Is there a quarterback alive who could’ve made that situation work, much less one that needed as much development as Darnold?
O’Connell (and Kyle Shanahan during his time with the 49ers) have done tremendous work to fix Darnold’s confidence and decision-making. Even when we see flashes of the risky hero ball that got Darnold in so much trouble previously, he quickly reels it back in. He’s been a nice balance of controlled and opportunistic, not letting fear of losing control prevent him from trying to make a play. It’ll eventually burn him if he continues to make risky plays, so it’ll be up to O’Connell to manage Sam and keep that bottled up.
A talented defensive mind like Robert Saleh will not disrespect Darnold by not taking him seriously in this game. Saleh will likely try to get in Darnold’s head early and flip the game script. We’ve yet to see Darnold have to rally this team back from any sizeable deficit to now. If that happens, New York will be left to hope that Old Sam breaks out under the pressure.
Meanwhile, no quarterback has a burning hatred for the Vikings like Rodgers.
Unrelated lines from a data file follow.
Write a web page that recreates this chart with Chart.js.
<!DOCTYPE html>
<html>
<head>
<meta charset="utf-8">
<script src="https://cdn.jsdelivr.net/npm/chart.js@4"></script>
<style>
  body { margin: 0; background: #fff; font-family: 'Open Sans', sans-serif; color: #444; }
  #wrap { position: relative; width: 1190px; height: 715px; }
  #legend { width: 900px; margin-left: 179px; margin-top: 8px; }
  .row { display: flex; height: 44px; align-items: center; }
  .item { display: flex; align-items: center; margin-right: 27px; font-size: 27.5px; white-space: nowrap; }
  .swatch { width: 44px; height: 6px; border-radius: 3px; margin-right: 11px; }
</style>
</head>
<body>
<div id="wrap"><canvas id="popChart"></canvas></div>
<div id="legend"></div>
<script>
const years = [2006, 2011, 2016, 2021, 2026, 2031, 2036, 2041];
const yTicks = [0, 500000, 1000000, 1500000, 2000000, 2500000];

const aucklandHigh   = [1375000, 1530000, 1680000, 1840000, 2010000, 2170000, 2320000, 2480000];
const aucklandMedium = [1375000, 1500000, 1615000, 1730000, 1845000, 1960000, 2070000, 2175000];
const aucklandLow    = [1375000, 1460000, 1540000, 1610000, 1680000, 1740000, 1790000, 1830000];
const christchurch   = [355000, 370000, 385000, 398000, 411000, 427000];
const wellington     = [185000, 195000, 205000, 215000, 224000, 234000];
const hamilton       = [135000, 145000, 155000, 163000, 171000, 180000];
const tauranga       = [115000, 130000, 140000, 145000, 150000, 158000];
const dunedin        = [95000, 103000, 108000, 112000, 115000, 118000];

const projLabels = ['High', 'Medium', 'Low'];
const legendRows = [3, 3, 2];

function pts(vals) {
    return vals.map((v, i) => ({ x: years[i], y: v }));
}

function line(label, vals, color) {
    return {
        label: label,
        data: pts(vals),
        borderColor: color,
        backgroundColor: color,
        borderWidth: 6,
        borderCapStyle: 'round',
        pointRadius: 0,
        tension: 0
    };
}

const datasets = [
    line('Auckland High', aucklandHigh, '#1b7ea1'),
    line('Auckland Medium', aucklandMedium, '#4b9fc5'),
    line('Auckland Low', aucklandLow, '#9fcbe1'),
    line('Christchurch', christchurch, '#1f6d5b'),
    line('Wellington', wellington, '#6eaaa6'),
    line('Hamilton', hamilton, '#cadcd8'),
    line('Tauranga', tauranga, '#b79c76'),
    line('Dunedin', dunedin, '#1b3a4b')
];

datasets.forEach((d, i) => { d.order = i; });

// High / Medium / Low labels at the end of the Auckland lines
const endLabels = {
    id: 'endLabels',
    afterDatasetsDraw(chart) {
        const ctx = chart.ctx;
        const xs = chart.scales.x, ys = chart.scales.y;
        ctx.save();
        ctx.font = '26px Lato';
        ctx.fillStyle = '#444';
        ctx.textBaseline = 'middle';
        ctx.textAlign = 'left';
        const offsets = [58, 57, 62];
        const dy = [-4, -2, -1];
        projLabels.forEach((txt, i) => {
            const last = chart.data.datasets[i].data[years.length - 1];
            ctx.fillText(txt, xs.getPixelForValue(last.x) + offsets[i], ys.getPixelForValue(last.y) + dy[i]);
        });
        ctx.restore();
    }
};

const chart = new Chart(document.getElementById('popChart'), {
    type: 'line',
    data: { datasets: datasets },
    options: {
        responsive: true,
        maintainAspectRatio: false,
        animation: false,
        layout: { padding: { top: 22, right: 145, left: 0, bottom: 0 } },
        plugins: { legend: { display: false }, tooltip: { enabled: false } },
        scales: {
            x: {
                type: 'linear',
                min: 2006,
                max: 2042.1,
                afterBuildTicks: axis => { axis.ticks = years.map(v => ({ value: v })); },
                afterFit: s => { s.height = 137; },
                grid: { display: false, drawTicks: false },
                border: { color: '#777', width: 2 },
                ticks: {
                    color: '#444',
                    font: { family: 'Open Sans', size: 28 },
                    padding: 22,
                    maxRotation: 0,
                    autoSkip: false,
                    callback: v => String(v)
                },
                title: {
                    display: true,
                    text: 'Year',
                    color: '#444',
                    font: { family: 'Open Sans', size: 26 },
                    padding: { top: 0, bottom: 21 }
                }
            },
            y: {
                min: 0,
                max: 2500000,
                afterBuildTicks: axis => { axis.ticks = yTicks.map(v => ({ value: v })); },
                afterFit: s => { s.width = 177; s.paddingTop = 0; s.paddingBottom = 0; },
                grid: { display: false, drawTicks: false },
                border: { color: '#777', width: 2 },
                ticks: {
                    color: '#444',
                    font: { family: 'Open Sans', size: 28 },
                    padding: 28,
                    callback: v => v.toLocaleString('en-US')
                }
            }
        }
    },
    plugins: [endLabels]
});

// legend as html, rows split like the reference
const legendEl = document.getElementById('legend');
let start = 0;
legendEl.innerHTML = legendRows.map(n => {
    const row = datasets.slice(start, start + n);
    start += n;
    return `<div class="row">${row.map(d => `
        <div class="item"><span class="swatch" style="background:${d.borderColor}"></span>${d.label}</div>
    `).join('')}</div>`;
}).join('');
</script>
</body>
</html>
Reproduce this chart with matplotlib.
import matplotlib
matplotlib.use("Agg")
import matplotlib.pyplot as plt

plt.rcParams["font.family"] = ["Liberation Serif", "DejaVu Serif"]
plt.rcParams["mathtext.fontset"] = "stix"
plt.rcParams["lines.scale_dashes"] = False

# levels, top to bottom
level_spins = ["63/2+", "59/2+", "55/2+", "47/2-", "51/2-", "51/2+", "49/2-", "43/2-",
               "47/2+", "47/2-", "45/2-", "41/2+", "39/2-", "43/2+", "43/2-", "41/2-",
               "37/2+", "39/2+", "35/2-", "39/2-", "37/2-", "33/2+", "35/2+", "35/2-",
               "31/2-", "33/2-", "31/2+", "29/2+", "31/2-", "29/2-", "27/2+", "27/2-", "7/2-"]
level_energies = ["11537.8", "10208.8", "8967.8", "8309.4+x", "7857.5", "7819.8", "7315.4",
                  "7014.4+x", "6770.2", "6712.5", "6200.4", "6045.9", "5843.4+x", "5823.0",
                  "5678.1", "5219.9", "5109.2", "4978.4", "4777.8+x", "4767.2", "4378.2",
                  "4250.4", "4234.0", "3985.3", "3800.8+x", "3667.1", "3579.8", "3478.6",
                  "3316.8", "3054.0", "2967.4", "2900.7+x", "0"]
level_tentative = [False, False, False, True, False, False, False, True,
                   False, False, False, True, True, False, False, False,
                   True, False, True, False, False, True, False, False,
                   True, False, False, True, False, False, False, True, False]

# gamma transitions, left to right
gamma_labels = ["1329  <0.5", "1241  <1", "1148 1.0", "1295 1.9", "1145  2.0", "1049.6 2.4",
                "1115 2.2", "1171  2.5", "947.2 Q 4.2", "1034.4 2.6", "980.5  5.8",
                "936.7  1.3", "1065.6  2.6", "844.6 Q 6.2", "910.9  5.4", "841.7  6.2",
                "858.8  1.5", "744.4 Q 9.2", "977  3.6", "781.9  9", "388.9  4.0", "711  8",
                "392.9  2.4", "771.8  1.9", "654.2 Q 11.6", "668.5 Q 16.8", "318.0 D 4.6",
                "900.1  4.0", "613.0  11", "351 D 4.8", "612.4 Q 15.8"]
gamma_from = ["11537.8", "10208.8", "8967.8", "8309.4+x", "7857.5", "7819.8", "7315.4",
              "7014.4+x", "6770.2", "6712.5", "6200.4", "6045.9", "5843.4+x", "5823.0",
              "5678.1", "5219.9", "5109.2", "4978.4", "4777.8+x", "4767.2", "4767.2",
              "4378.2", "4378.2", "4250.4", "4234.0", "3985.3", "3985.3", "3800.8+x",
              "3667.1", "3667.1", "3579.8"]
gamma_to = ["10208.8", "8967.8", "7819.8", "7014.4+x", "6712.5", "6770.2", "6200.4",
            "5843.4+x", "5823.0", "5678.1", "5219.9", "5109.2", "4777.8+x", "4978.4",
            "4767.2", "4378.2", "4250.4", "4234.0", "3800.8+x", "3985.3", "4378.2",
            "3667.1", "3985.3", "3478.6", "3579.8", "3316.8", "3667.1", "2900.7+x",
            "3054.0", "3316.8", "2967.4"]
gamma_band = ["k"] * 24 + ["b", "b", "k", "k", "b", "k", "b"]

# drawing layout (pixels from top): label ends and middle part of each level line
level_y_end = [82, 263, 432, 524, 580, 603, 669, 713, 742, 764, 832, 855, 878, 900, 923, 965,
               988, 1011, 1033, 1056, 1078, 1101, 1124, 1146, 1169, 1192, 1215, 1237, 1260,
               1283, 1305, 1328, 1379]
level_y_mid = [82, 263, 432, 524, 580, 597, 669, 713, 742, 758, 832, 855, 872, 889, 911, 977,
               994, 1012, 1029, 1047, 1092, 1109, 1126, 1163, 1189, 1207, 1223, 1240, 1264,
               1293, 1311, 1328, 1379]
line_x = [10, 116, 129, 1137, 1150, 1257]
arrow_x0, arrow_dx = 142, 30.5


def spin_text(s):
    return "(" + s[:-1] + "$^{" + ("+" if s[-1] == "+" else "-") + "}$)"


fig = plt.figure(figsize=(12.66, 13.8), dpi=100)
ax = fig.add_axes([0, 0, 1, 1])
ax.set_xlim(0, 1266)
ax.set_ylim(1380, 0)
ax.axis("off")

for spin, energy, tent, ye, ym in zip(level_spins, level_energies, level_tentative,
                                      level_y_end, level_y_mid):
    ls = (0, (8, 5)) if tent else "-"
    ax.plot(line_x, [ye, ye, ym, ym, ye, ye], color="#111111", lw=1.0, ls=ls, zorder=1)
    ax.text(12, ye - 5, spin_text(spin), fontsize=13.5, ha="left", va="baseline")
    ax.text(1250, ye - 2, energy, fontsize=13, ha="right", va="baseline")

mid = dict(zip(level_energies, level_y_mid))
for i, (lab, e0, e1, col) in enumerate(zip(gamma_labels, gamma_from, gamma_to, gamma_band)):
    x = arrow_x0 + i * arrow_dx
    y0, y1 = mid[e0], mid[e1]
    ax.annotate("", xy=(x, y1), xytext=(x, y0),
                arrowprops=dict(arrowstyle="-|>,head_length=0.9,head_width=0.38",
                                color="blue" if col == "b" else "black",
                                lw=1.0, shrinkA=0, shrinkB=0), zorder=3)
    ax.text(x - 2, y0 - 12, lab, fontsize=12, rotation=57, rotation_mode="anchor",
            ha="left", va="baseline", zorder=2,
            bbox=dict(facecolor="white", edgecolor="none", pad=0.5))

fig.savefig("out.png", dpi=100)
He has never forgotten the Anthony Barr hit and would give anything to dash the hopes of the Vikings faithful. We have yet to see a truly vintage “Green Bay-esque” performance from Rodgers in New York. Still, if it’s in him, he’ll try to will it into existence this weekend in London.
I don’t know if it’s the travel, the revenge factor, or simply my scarred psyche as someone this franchise has let down too many times. Still, I can’t shake my concerns about this game. A game that Minnesota should win handily. Perhaps this is just one more box to check along their path to greatness.
If this team can handle the pressure of being an NFC favorite and come out in London like they have the first four weeks of the season, I’ll stop looking for disaster to strike. They’ll eventually lose a game, but a win here would be another piece of evidence that no pressure is enough to derail this team. If they can keep this incredible momentum going as T.J. Hockenson’s return looms on the horizon, then there’s no limit to what the Vikings can do this season.